Internetowe zakupy to wciąż pole do wyłudzeń dla oszustów. Tym razem w butelkę nabity został sprzedawca, a jego klient z pieniędzmi i zamówionym bydłem zniknął.
O oszustwie, w którym w grę wchodzi ponad 4,5 tysiąca, funkcjonariusze ostrołęckiej policji powiadomieni zostali w niedzielę, 31 maja. Ofiarą oszusta padł 59-letni mieszkaniec powiatu ostrołęckiego.

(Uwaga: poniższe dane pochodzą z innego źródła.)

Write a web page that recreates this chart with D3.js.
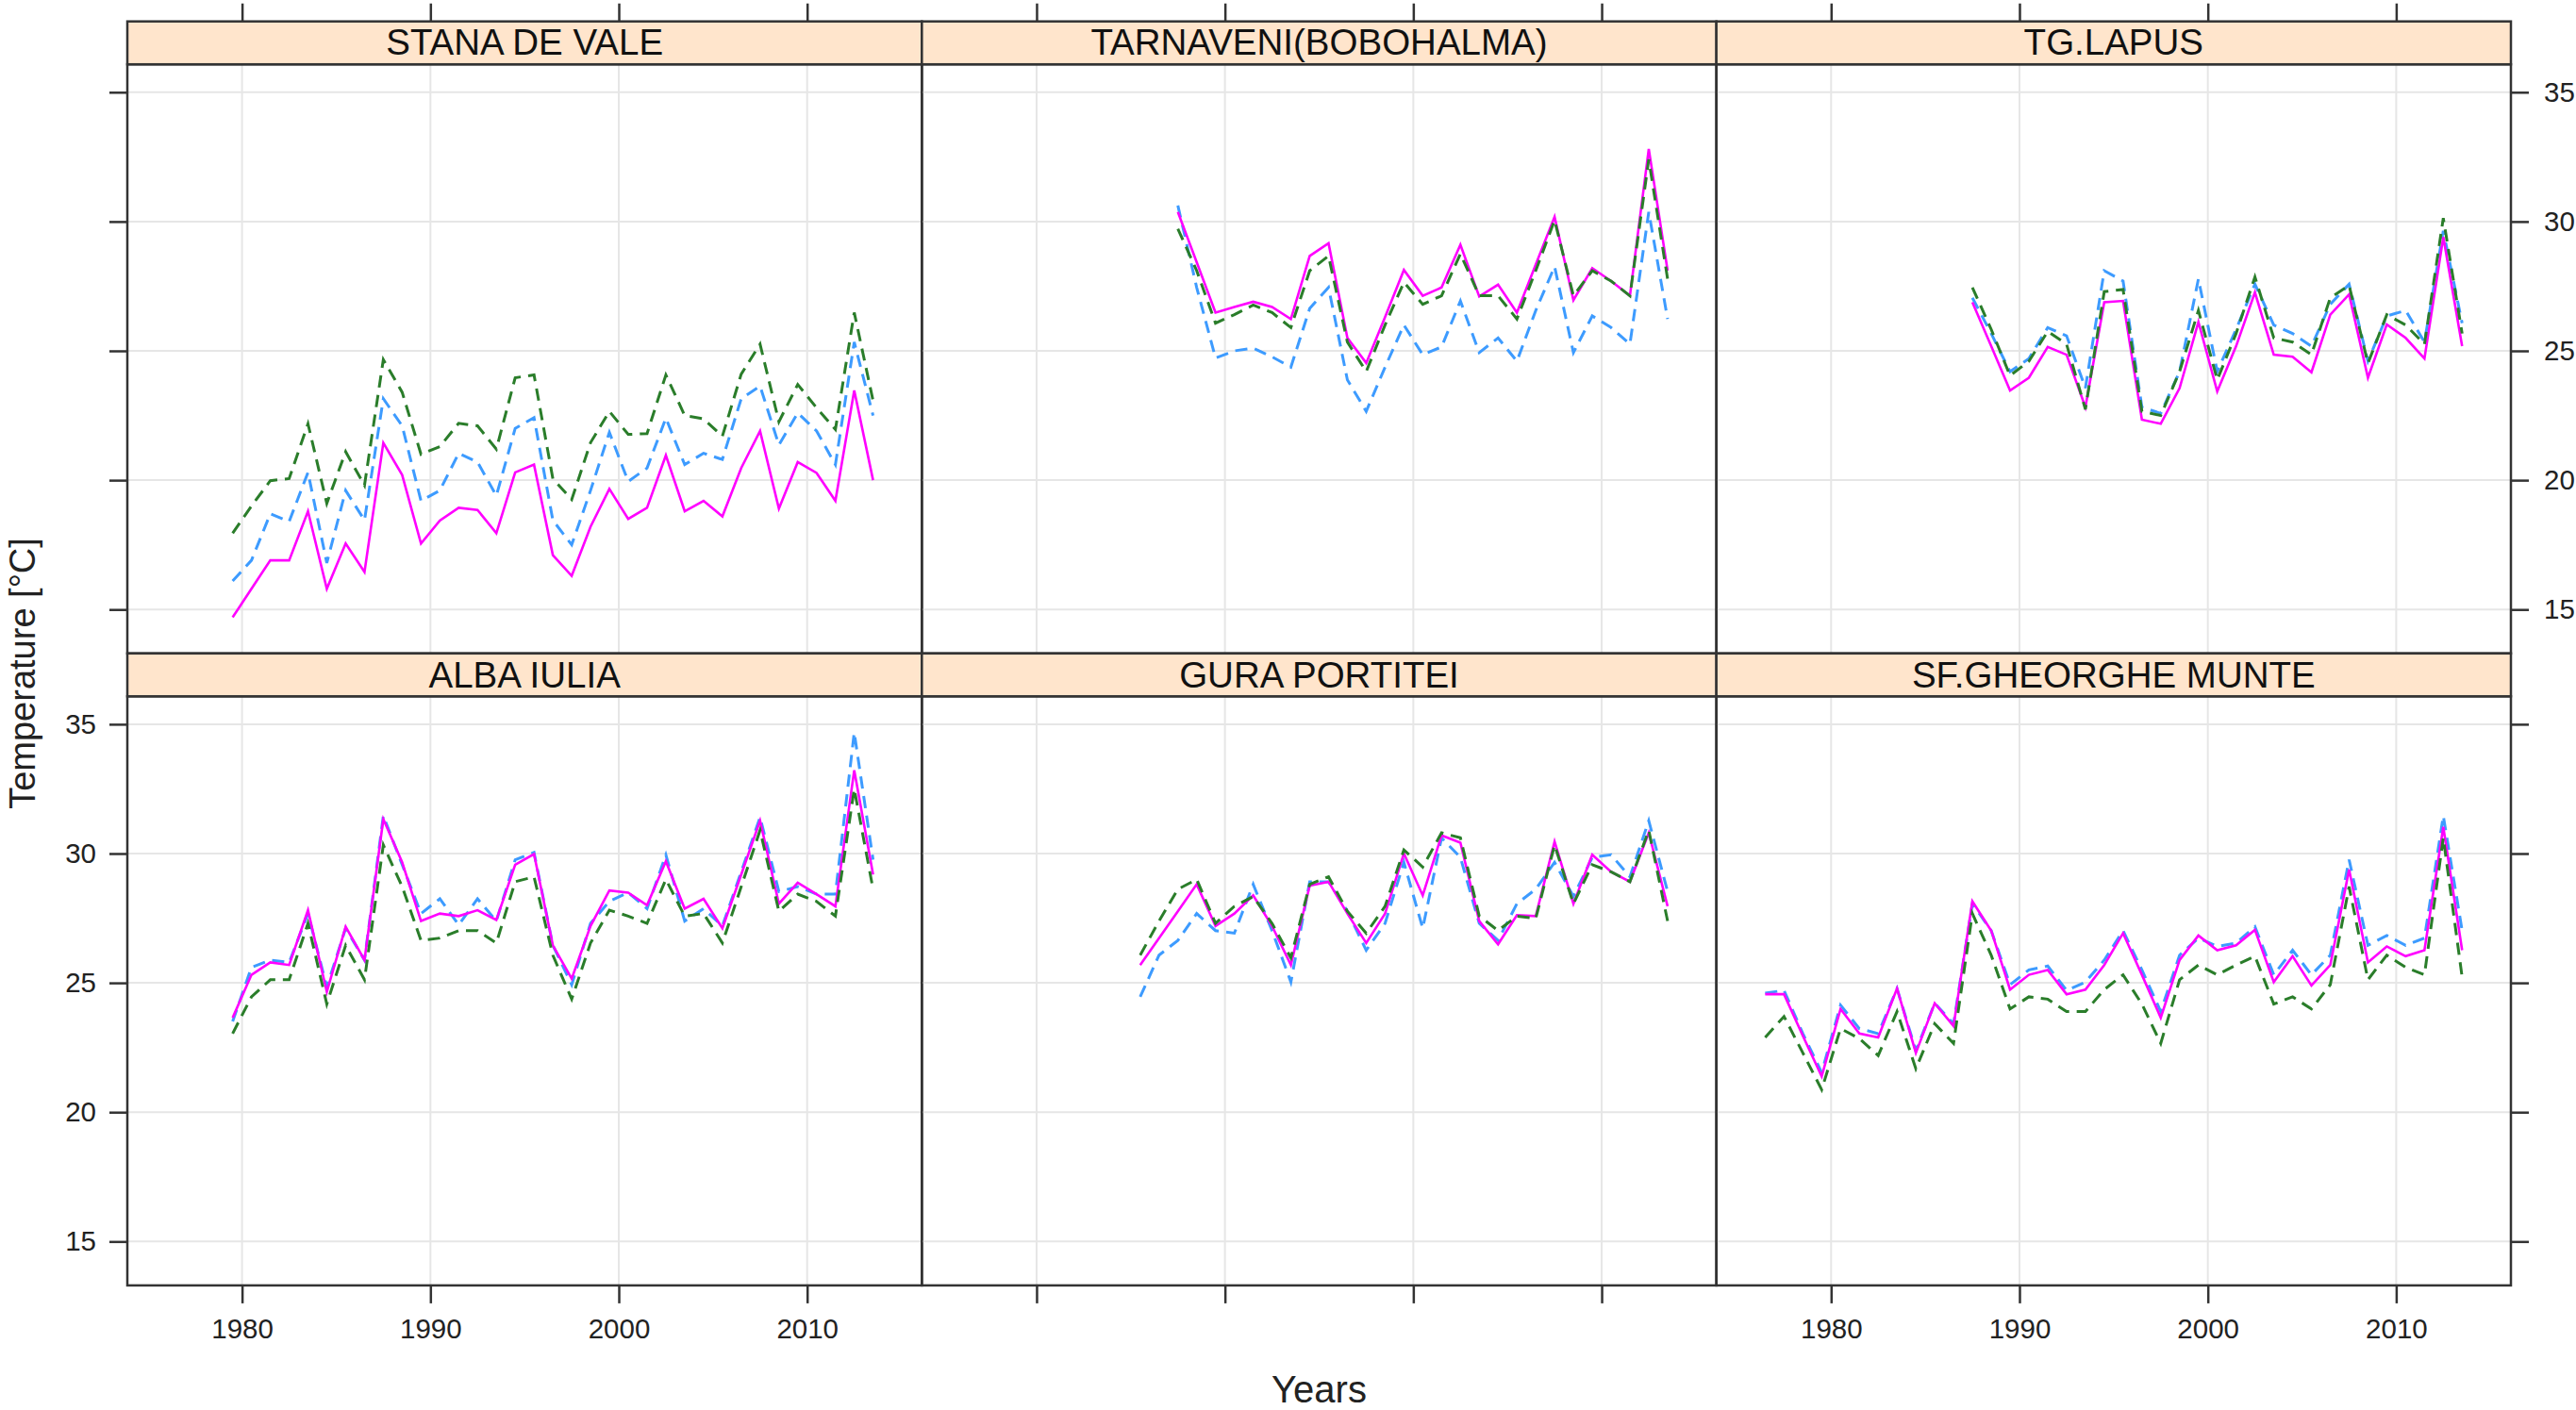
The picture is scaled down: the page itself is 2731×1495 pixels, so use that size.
<!DOCTYPE html>
<html>
<head>
<meta charset="utf-8">
<script src="https://d3js.org/d3.v7.min.js"></script>
<style>
body { margin: 0; background: #fff; }
text { font-family: "Liberation Sans", Arial, Helvetica, sans-serif; fill: #222; }
</style>
</head>
<body>
<div id="chart"></div>
<script>
// station names, panel order: top row then bottom row
const stations = ["STANA DE VALE", "TARNAVENI(BOBOHALMA)", "TG.LAPUS",
                  "ALBA IULIA", "GURA PORTITEI", "SF.GHEORGHE MUNTE"];
const firstYear = [1979, 1987, 1987, 1979, 1985, 1976];
const lastYear = 2013;

const xTicks = [1980, 1990, 2000, 2010];
const yTicks = [15, 20, 25, 30, 35];

// series (blue dashed, magenta solid, green dashed)
const stanaBlue = [16.1,16.9,18.7,18.4,20.3,16.8,19.6,18.45,23.15,22.1,19.2,19.6,21.04,20.7,19.4,22.0,22.42,18.45,17.5,19.6,21.85,19.95,20.47,22.4,20.6,21.04,20.8,23.15,23.64,21.36,22.6,21.9,20.6,25.34,22.5];
const stanaPink = [14.7,15.8,16.9,16.9,18.8,15.8,17.55,16.45,21.44,20.2,17.55,18.44,18.93,18.85,17.95,20.3,20.6,17.1,16.3,18.2,19.66,18.5,18.93,20.96,18.8,19.2,18.6,20.47,21.9,18.9,20.7,20.28,19.2,23.47,20.0];
const stanaGreen = [17.95,19.0,19.98,20.06,22.18,19.1,21.1,19.8,24.66,23.4,21.0,21.3,22.2,22.1,21.2,23.96,24.07,20.06,19.25,21.45,22.66,21.77,21.8,24.07,22.5,22.37,21.7,24.1,25.26,22.26,23.7,22.8,21.96,26.48,23.07];

const tarnBlue = [30.62,27.45,24.72,25.0,25.1,24.77,24.37,26.64,27.45,23.88,22.66,24.37,26.0,24.85,25.15,26.93,24.93,25.5,24.6,26.56,28.26,24.93,26.35,25.9,25.26,30.37,26.23];
const tarnPink = [30.37,28.43,26.48,26.7,26.9,26.7,26.23,28.67,29.16,25.5,24.53,26.3,28.13,27.13,27.45,29.1,27.1,27.56,26.48,28.34,30.18,26.96,28.2,27.7,27.13,32.81,28.1];
const tarnGreen = [29.72,28.1,26.07,26.4,26.77,26.48,25.9,28.1,28.67,25.34,24.2,26.0,27.65,26.8,27.13,28.75,27.13,27.13,26.23,28.1,30.05,27.13,28.1,27.7,27.13,32.4,27.78];

const lapusBlue = [27.05,25.67,24.2,24.7,25.9,25.58,23.56,28.1,27.7,22.82,22.58,24.2,27.78,24.2,25.83,27.58,26.0,25.67,25.18,26.8,27.58,24.6,26.35,26.56,25.34,29.64,26.07];
const lapusPink = [26.88,25.18,23.47,23.96,25.15,24.85,22.82,26.88,26.93,22.34,22.18,23.56,26.12,23.43,25.18,27.26,24.85,24.77,24.17,26.4,27.18,23.96,26.02,25.5,24.7,29.4,25.18];
const lapusGreen = [27.45,25.83,24.04,24.6,25.75,25.26,22.74,27.29,27.37,22.66,22.5,24.2,26.56,23.88,25.67,27.86,25.5,25.34,24.85,27.05,27.53,24.52,26.4,26.0,25.26,30.13,25.67];

const albaBlue = [23.51,25.6,25.88,25.79,27.68,24.84,27.11,25.88,31.46,29.57,27.68,28.25,27.24,28.25,27.39,29.76,30.04,26.45,24.93,27.3,28.15,28.49,27.87,29.95,27.39,27.87,27.2,29.29,31.4,28.53,28.72,28.43,28.43,34.68,29.76];
const albaPink = [23.65,25.31,25.79,25.69,27.81,24.65,27.17,25.88,31.33,29.66,27.39,27.68,27.58,27.81,27.43,29.57,29.98,26.45,25.16,27.2,28.57,28.49,28.0,29.7,27.87,28.25,27.11,29.19,31.27,28.06,28.87,28.43,27.96,33.22,29.19];
const albaGreen = [23.04,24.46,25.12,25.12,27.3,24.18,26.45,25.12,30.33,28.72,26.64,26.73,27.02,27.02,26.54,28.91,29.1,26.07,24.37,26.54,27.81,27.58,27.3,29.0,27.58,27.68,26.54,28.72,30.9,27.77,28.43,28.15,27.58,32.5,28.62];

const guraBlue = [24.46,26.07,26.64,27.68,27.02,26.92,28.81,27.02,25.03,28.91,28.91,27.77,26.26,27.3,29.66,27.11,30.61,29.85,27.3,26.64,28.06,28.62,29.66,28.34,29.85,29.95,29.1,31.27,28.53];
const guraPink = [25.69,26.73,27.77,28.81,27.2,27.68,28.38,27.2,25.69,28.76,28.91,27.68,26.54,27.68,30.0,28.38,30.7,30.42,27.39,26.49,27.62,27.58,30.46,28.06,29.95,29.29,28.91,30.8,27.96];
const guraGreen = [26.07,27.39,28.62,29.0,27.3,27.96,28.34,27.3,25.97,28.81,29.1,27.77,26.92,27.96,30.14,29.48,30.8,30.61,27.58,27.02,27.58,27.49,30.33,28.06,29.57,29.29,28.91,30.9,27.39];

const sfBlue = [24.6,24.71,23.04,21.53,24.14,23.23,23.04,24.78,22.38,24.21,23.42,28.06,27.02,24.93,25.5,25.65,24.71,25.03,25.88,27.02,25.5,23.89,26.07,26.73,26.41,26.54,27.17,25.31,26.26,25.31,26.07,29.76,26.45,26.83,26.45,26.73,31.46,27.02];
const sfPink = [24.56,24.56,22.95,21.38,23.99,23.04,22.89,24.78,22.29,24.21,23.33,28.15,27.02,24.74,25.31,25.5,24.56,24.74,25.69,26.92,25.31,23.65,25.88,26.83,26.26,26.45,27.05,25.03,26.03,24.9,25.69,29.38,25.79,26.41,26.03,26.26,31.03,26.26];
const sfGreen = [22.89,23.7,22.29,20.87,23.23,22.85,22.19,23.89,21.68,23.42,22.66,27.68,26.07,23.99,24.46,24.37,23.89,23.89,24.74,25.31,24.18,22.66,25.12,25.69,25.31,25.69,26.03,24.18,24.46,23.99,24.93,28.72,25.12,26.07,25.6,25.31,30.61,25.22];

const panelSeries = [
  [stanaBlue, stanaPink, stanaGreen],
  [tarnBlue, tarnPink, tarnGreen],
  [lapusBlue, lapusPink, lapusGreen],
  [albaBlue, albaPink, albaGreen],
  [guraBlue, guraPink, guraGreen],
  [sfBlue, sfPink, sfGreen]
];

const colors = ['#3d9bff', '#ff00ff', '#2a7d2a'];
const dashes = ['13,8', null, '13,8'];

const width = 2731, height = 1495;
const plotL = 135, plotR = 2662, plotT = 22.7;
const stripH = 45.5, panelH = 624.6;
const panelW = (plotR - plotL) / 3;

// yearly values are plotted at mid-year
const toX = yr => yr + 0.5;

// lattice-style padded domains
let allX = [], allY = [];
panelSeries.forEach((s, i) => {
  allX.push(toX(firstYear[i]), toX(lastYear));
  s.forEach(a => allY.push(...a));
});
function padded(ext) { let r = ext[1] - ext[0]; return [ext[0] - 0.07*r, ext[1] + 0.07*r]; }

const scaleX = d3.scaleLinear().domain(padded(d3.extent(allX))).range([0, panelW]);
const scaleY = d3.scaleLinear().domain(padded(d3.extent(allY))).range([panelH, 0]);

const svg = d3.select('#chart')
  .append('svg')
  .attr('width', width)
  .attr('height', height);

const line = d3.line().x(d => scaleX(d.x)).y(d => scaleY(d.y));

stations.forEach((name, i) => {
  const col = i % 3, row = Math.floor(i / 3);
  const px = plotL + col * panelW;
  const sy = plotT + row * (stripH + panelH);
  const py = sy + stripH;

  const g = svg.append('g').attr('transform', 'translate(' + px + ',' + py + ')');

  // grid
  g.selectAll('.gx').data(xTicks).enter().append('line')
    .attr('x1', d => scaleX(d)).attr('x2', d => scaleX(d))
    .attr('y1', 0).attr('y2', panelH)
    .style('stroke', '#e6e6e6').style('stroke-width', 2);
  g.selectAll('.gy').data(yTicks).enter().append('line')
    .attr('y1', d => scaleY(d)).attr('y2', d => scaleY(d))
    .attr('x1', 0).attr('x2', panelW)
    .style('stroke', '#e6e6e6').style('stroke-width', 2);

  // lines
  const years = d3.range(firstYear[i], lastYear + 1);
  panelSeries[i].forEach((vals, k) => {
    const pts = vals.map((v, j) => ({x: toX(years[j]), y: v}));
    g.append('path')
      .datum(pts)
      .attr('d', line)
      .style('fill', 'none')
      .style('stroke', colors[k])
      .style('stroke-width', k == 1 ? 2.6 : 3)
      .attr('stroke-dasharray', dashes[k]);
  });

  // frame
  g.append('rect').attr('x', 0).attr('y', 0).attr('width', panelW).attr('height', panelH)
    .style('fill', 'none').style('stroke', '#333').style('stroke-width', 2.5);

  // strip
  svg.append('rect').attr('x', px).attr('y', sy).attr('width', panelW).attr('height', stripH)
    .style('fill', '#ffe5cc').style('stroke', '#333').style('stroke-width', 2.5);
  svg.append('text')
    .attr('x', px + panelW / 2).attr('y', sy + stripH / 2 + 13)
    .style('text-anchor', 'middle').style('font-size', '38.5px').style('fill', '#111')
    .text(name);

  // axes
  let xAxisB = d3.axisBottom(scaleX).tickValues(xTicks).tickSize(19).tickPadding(16).tickFormat(d3.format('d'));
  let xAxisT = d3.axisTop(scaleX).tickValues(xTicks).tickSize(19).tickFormat('');
  let yAxisL = d3.axisLeft(scaleY).tickValues(yTicks).tickSize(19).tickPadding(14);
  let yAxisR = d3.axisRight(scaleY).tickValues(yTicks).tickSize(19).tickPadding(16);

  if (row == 1) {
    if (col != 1) {
      g.append('g').attr('class', 'axis').attr('transform', 'translate(0,' + panelH + ')').call(xAxisB);
    } else {
      g.append('g').attr('class', 'axis').attr('transform', 'translate(0,' + panelH + ')').call(xAxisB.tickFormat(''));
    }
    if (col == 0) g.append('g').attr('class', 'axis').call(yAxisL);
    if (col == 2) g.append('g').attr('class', 'axis').attr('transform', 'translate(' + panelW + ',0)').call(yAxisR.tickFormat(''));
  } else {
    g.append('g').attr('class', 'axis').attr('transform', 'translate(0,' + (-stripH) + ')').call(xAxisT);
    if (col == 0) g.append('g').attr('class', 'axis').call(yAxisL.tickFormat(''));
    if (col == 2) g.append('g').attr('class', 'axis').attr('transform', 'translate(' + panelW + ',0)').call(yAxisR);
  }
});

svg.selectAll('.axis .domain').remove();
svg.selectAll('.axis line').style('stroke', '#333').style('stroke-width', 2.5);
svg.selectAll('.axis text').style('font-size', '29.5px').style('fill', '#222')
  .style('font-family', '"Liberation Sans", Arial, sans-serif');

// axis titles
svg.append('text')
  .attr('x', (plotL + plotR) / 2).attr('y', 1487)
  .style('text-anchor', 'middle').style('font-size', '40px')
  .text('Years');

svg.append('text')
  .attr('transform', 'translate(37,714) rotate(-90)')
  .style('text-anchor', 'middle').style('font-size', '38px')
  .text('Temperature [°C]');
</script>
</body>
</html>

Według zgłaszającego 19 lutego bieżącego roku na jednym z ostrołęckich portali internetowych znalazł on ogłoszenie dotyczące kupna dwóch sztuk bydła, którym się zainteresował. Po skontaktowaniu się z potencjalnym nabywcą ustalona została suma za sprzedaż zwierząt. Oszacowano ją na kwotę 4530 złotych. Jednak mimo przekazania zwierząt kupujący do chwili obecnej nie przekazał umówionej sumy pieniędzy.
- informuje podkomisarz Tomasz Żerański, rzecznik prasowy Komendy Miejskiej Policji w Ostrołęce.
Dalsze postępowanie w tej sprawie prowadzą ostrołęccy policjanci.